* [Objective]: All of the listing below must be repeated word for word. Pictures are the only thing to omit.

===

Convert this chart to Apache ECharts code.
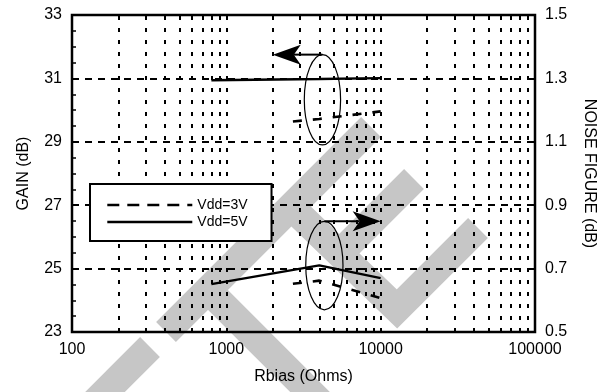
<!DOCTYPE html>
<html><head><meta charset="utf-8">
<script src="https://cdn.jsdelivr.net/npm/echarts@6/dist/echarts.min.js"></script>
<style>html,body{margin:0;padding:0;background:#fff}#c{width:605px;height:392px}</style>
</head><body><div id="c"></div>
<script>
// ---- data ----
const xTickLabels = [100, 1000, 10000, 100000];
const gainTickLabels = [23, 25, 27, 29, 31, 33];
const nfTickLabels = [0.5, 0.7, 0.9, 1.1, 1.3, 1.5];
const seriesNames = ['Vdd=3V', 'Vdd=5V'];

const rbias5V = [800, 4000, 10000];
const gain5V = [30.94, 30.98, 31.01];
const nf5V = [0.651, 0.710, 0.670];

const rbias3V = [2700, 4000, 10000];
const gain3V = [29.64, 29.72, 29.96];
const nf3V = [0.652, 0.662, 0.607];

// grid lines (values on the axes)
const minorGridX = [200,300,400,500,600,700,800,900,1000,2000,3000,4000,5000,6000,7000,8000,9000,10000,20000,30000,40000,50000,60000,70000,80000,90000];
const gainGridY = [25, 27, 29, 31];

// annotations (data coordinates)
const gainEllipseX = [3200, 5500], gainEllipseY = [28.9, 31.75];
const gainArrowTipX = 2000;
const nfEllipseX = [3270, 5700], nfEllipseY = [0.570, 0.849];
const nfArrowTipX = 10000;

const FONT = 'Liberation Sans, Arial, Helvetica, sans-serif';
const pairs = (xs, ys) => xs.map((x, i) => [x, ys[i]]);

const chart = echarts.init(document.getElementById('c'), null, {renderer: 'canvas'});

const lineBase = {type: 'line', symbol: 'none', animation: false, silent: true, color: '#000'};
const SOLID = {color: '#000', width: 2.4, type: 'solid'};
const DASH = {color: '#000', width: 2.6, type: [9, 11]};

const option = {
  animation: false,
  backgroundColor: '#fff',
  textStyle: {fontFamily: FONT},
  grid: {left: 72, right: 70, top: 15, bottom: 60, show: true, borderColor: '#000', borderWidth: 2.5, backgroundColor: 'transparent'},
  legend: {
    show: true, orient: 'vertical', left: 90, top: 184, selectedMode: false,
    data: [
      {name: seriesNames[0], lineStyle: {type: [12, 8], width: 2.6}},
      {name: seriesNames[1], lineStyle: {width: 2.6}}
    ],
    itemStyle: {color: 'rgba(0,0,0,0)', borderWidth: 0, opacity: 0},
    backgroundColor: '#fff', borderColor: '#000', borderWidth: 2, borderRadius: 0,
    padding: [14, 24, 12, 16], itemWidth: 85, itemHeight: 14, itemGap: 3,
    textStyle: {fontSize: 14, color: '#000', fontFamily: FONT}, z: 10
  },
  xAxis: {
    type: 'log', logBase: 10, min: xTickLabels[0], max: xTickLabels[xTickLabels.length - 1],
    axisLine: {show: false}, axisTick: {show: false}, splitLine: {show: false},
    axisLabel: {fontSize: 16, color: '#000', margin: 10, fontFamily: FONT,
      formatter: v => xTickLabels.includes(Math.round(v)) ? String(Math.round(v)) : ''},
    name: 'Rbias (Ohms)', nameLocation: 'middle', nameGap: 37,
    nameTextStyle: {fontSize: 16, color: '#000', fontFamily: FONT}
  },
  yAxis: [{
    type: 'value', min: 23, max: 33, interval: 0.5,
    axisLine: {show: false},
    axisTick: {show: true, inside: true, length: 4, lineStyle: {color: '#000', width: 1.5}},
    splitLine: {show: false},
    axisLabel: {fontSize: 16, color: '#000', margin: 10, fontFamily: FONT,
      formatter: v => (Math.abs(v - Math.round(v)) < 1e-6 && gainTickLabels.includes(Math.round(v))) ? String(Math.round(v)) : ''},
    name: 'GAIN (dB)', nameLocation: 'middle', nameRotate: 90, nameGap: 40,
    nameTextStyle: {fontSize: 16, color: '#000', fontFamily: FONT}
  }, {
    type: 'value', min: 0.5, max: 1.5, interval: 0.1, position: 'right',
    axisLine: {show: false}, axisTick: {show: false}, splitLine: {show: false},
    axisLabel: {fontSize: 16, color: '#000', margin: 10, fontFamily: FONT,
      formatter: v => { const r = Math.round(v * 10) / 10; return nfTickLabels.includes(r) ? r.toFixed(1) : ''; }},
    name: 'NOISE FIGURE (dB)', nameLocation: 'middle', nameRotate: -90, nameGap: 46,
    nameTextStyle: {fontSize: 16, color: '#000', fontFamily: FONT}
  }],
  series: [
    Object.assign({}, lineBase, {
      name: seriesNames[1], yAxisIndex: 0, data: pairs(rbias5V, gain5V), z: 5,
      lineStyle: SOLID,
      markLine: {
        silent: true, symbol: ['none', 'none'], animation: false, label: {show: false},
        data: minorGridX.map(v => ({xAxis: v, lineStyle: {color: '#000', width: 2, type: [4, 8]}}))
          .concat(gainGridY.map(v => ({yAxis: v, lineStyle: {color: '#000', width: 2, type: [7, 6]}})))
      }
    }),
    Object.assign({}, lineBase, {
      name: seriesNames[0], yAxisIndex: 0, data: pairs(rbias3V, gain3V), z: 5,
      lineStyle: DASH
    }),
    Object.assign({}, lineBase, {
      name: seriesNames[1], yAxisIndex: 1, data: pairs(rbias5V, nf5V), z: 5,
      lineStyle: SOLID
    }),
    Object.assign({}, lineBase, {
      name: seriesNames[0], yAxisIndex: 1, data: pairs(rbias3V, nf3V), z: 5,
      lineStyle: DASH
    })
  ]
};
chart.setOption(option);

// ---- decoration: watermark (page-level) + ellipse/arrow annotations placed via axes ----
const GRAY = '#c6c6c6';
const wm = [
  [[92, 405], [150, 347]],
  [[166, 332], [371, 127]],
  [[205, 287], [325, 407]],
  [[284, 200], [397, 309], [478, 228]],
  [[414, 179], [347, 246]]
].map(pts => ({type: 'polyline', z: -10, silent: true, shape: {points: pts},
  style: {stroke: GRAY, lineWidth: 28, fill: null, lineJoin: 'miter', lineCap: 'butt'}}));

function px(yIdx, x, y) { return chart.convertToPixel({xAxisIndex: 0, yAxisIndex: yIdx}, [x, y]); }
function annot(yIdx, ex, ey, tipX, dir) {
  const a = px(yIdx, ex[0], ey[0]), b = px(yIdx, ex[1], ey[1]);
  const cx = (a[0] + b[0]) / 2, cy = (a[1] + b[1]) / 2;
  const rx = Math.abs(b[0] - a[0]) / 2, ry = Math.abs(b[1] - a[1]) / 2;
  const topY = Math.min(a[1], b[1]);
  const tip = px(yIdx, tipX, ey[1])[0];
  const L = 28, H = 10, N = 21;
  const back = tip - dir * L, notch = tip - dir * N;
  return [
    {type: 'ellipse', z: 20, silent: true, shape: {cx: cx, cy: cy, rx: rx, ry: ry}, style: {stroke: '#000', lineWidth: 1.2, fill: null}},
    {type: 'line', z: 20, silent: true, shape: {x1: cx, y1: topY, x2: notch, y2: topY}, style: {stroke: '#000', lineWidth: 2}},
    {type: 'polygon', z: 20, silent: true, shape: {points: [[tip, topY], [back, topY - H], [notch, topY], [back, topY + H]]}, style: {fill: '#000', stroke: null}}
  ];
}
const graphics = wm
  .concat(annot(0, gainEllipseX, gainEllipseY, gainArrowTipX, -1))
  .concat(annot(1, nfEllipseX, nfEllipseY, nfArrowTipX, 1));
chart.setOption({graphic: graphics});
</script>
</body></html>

===

* [Final result]:
Convert this chart to Apache ECharts code.
<!DOCTYPE html>
<html><head><meta charset="utf-8">
<script src="https://cdn.jsdelivr.net/npm/echarts@6/dist/echarts.min.js"></script>
<style>html,body{margin:0;padding:0;background:#fff}#c{width:605px;height:392px}</style>
</head><body><div id="c"></div>
<script>
// ---- data ----
const xTickLabels = [100, 1000, 10000, 100000];
const gainTickLabels = [23, 25, 27, 29, 31, 33];
const nfTickLabels = [0.5, 0.7, 0.9, 1.1, 1.3, 1.5];
const seriesNames = ['Vdd=3V', 'Vdd=5V'];

const rbias5V = [800, 4000, 10000];
const gain5V = [30.94, 30.98, 31.01];
const nf5V = [0.651, 0.710, 0.670];

const rbias3V = [2700, 4000, 10000];
const gain3V = [29.64, 29.72, 29.96];
const nf3V = [0.652, 0.662, 0.607];

// grid lines (values on the axes)
const minorGridX = [200,300,400,500,600,700,800,900,1000,2000,3000,4000,5000,6000,7000,8000,9000,10000,20000,30000,40000,50000,60000,70000,80000,90000];
const gainGridY = [25, 27, 29, 31];

// annotations (data coordinates)
const gainEllipseX = [3200, 5500], gainEllipseY = [28.9, 31.75];
const gainArrowTipX = 2000;
const nfEllipseX = [3270, 5700], nfEllipseY = [0.570, 0.849];
const nfArrowTipX = 10000;

const FONT = 'Liberation Sans, Arial, Helvetica, sans-serif';
const pairs = (xs, ys) => xs.map((x, i) => [x, ys[i]]);

const chart = echarts.init(document.getElementById('c'), null, {renderer: 'canvas'});

const lineBase = {type: 'line', symbol: 'none', animation: false, silent: true, color: '#000'};
const SOLID = {color: '#000', width: 2.4, type: 'solid'};
const DASH = {color: '#000', width: 2.6, type: [9, 11]};

const option = {
  animation: false,
  backgroundColor: '#fff',
  textStyle: {fontFamily: FONT},
  grid: {left: 72, right: 70, top: 15, bottom: 60, show: true, borderColor: '#000', borderWidth: 2.5, backgroundColor: 'transparent'},
  legend: {
    show: true, orient: 'vertical', left: 90, top: 184, selectedMode: false,
    data: [
      {name: seriesNames[0], lineStyle: {type: [12, 8], width: 2.6}},
      {name: seriesNames[1], lineStyle: {width: 2.6}}
    ],
    itemStyle: {color: 'rgba(0,0,0,0)', borderWidth: 0, opacity: 0},
    backgroundColor: '#fff', borderColor: '#000', borderWidth: 2, borderRadius: 0,
    padding: [14, 24, 12, 16], itemWidth: 85, itemHeight: 14, itemGap: 3,
    textStyle: {fontSize: 14, color: '#000', fontFamily: FONT}, z: 10
  },
  xAxis: {
    type: 'log', logBase: 10, min: xTickLabels[0], max: xTickLabels[xTickLabels.length - 1],
    axisLine: {show: false}, axisTick: {show: false}, splitLine: {show: false},
    axisLabel: {fontSize: 16, color: '#000', margin: 10, fontFamily: FONT,
      formatter: v => xTickLabels.includes(Math.round(v)) ? String(Math.round(v)) : ''},
    name: 'Rbias (Ohms)', nameLocation: 'middle', nameGap: 37,
    nameTextStyle: {fontSize: 16, color: '#000', fontFamily: FONT}
  },
  yAxis: [{
    type: 'value', min: 23, max: 33, interval: 0.5,
    axisLine: {show: false},
    axisTick: {show: true, inside: true, length: 4, lineStyle: {color: '#000', width: 1.5}},
    splitLine: {show: false},
    axisLabel: {fontSize: 16, color: '#000', margin: 10, fontFamily: FONT,
      formatter: v => (Math.abs(v - Math.round(v)) < 1e-6 && gainTickLabels.includes(Math.round(v))) ? String(Math.round(v)) : ''},
    name: 'GAIN (dB)', nameLocation: 'middle', nameRotate: 90, nameGap: 40,
    nameTextStyle: {fontSize: 16, color: '#000', fontFamily: FONT}
  }, {
    type: 'value', min: 0.5, max: 1.5, interval: 0.1, position: 'right',
    axisLine: {show: false}, axisTick: {show: false}, splitLine: {show: false},
    axisLabel: {fontSize: 16, color: '#000', margin: 10, fontFamily: FONT,
      formatter: v => { const r = Math.round(v * 10) / 10; return nfTickLabels.includes(r) ? r.toFixed(1) : ''; }},
    name: 'NOISE FIGURE (dB)', nameLocation: 'middle', nameRotate: -90, nameGap: 46,
    nameTextStyle: {fontSize: 16, color: '#000', fontFamily: FONT}
  }],
  series: [
    Object.assign({}, lineBase, {
      name: seriesNames[1], yAxisIndex: 0, data: pairs(rbias5V, gain5V), z: 5,
      lineStyle: SOLID,
      markLine: {
        silent: true, symbol: ['none', 'none'], animation: false, label: {show: false},
        data: minorGridX.map(v => ({xAxis: v, lineStyle: {color: '#000', width: 2, type: [4, 8]}}))
          .concat(gainGridY.map(v => ({yAxis: v, lineStyle: {color: '#000', width: 2, type: [7, 6]}})))
      }
    }),
    Object.assign({}, lineBase, {
      name: seriesNames[0], yAxisIndex: 0, data: pairs(rbias3V, gain3V), z: 5,
      lineStyle: DASH
    }),
    Object.assign({}, lineBase, {
      name: seriesNames[1], yAxisIndex: 1, data: pairs(rbias5V, nf5V), z: 5,
      lineStyle: SOLID
    }),
    Object.assign({}, lineBase, {
      name: seriesNames[0], yAxisIndex: 1, data: pairs(rbias3V, nf3V), z: 5,
      lineStyle: DASH
    })
  ]
};
chart.setOption(option);

// ---- decoration: watermark (page-level) + ellipse/arrow annotations placed via axes ----
const GRAY = '#c6c6c6';
const wm = [
  [[92, 405], [150, 347]],
  [[166, 332], [371, 127]],
  [[205, 287], [325, 407]],
  [[284, 200], [397, 309], [478, 228]],
  [[414, 179], [347, 246]]
].map(pts => ({type: 'polyline', z: -10, silent: true, shape: {points: pts},
  style: {stroke: GRAY, lineWidth: 28, fill: null, lineJoin: 'miter', lineCap: 'butt'}}));

function px(yIdx, x, y) { return chart.convertToPixel({xAxisIndex: 0, yAxisIndex: yIdx}, [x, y]); }
function annot(yIdx, ex, ey, tipX, dir) {
  const a = px(yIdx, ex[0], ey[0]), b = px(yIdx, ex[1], ey[1]);
  const cx = (a[0] + b[0]) / 2, cy = (a[1] + b[1]) / 2;
  const rx = Math.abs(b[0] - a[0]) / 2, ry = Math.abs(b[1] - a[1]) / 2;
  const topY = Math.min(a[1], b[1]);
  const tip = px(yIdx, tipX, ey[1])[0];
  const L = 28, H = 10, N = 21;
  const back = tip - dir * L, notch = tip - dir * N;
  return [
    {type: 'ellipse', z: 20, silent: true, shape: {cx: cx, cy: cy, rx: rx, ry: ry}, style: {stroke: '#000', lineWidth: 1.2, fill: null}},
    {type: 'line', z: 20, silent: true, shape: {x1: cx, y1: topY, x2: notch, y2: topY}, style: {stroke: '#000', lineWidth: 2}},
    {type: 'polygon', z: 20, silent: true, shape: {points: [[tip, topY], [back, topY - H], [notch, topY], [back, topY + H]]}, style: {fill: '#000', stroke: null}}
  ];
}
const graphics = wm
  .concat(annot(0, gainEllipseX, gainEllipseY, gainArrowTipX, -1))
  .concat(annot(1, nfEllipseX, nfEllipseY, nfArrowTipX, 1));
chart.setOption({graphic: graphics});
</script>
</body></html>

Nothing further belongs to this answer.